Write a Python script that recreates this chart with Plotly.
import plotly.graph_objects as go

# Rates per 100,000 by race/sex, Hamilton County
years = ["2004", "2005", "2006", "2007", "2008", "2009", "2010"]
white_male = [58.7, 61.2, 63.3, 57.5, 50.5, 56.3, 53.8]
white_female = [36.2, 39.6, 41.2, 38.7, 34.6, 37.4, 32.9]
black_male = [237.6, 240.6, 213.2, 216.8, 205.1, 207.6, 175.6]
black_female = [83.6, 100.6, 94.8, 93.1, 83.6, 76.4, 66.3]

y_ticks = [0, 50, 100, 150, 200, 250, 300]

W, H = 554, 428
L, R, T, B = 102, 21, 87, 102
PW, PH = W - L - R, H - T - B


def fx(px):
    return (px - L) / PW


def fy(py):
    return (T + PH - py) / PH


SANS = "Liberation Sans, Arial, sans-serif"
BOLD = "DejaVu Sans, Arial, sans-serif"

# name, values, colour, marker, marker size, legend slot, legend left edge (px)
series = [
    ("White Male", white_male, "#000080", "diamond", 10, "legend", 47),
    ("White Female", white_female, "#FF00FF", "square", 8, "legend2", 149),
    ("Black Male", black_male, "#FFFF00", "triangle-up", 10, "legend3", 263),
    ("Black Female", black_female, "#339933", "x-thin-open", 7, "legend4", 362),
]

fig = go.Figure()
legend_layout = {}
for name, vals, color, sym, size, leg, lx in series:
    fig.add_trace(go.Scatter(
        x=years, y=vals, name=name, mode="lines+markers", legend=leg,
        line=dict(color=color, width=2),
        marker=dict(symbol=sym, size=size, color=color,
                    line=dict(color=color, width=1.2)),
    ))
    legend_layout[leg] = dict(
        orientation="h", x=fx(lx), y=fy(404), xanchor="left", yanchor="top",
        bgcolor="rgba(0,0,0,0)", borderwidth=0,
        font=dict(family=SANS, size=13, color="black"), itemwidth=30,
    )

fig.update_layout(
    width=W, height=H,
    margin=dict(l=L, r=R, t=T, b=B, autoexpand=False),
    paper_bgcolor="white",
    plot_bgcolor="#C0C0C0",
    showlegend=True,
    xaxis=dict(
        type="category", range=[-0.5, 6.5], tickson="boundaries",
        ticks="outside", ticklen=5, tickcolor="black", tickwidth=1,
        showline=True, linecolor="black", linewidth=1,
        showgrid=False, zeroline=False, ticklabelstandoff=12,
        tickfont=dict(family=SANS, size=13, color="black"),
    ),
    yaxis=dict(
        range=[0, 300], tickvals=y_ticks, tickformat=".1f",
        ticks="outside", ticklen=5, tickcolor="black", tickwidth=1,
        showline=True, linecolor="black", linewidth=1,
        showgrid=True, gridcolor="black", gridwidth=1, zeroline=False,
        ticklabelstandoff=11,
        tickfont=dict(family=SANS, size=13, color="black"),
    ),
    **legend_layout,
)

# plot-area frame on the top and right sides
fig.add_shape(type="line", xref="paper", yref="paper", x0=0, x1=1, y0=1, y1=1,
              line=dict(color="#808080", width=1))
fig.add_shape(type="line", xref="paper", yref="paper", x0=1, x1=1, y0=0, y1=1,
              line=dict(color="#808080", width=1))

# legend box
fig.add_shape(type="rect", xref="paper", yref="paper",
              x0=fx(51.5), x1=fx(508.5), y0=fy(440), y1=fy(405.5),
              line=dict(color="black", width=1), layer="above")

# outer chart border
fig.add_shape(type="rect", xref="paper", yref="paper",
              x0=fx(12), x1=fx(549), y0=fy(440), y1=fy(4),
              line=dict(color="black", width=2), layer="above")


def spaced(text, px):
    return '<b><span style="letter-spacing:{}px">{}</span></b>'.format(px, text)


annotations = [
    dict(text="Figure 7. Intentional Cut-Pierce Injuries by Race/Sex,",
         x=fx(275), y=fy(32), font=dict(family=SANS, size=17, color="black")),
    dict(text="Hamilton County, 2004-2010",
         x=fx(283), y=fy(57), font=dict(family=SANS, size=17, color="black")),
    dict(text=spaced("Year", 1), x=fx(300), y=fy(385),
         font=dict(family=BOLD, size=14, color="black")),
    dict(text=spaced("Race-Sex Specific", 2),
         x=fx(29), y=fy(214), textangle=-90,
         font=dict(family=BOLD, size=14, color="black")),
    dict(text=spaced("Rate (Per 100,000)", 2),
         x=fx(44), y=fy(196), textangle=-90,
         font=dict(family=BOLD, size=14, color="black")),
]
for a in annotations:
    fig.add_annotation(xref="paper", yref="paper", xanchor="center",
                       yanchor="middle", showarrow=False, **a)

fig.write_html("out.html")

## PROBLEM TO WORK ON
In the listing above, please print only the lines from the first one to the line where "import plotly.graph_objects as go" appears, exactly as written, both of those lines included.

## FINISHED TASK
Write a Python script that recreates this chart with Plotly.
import plotly.graph_objects as go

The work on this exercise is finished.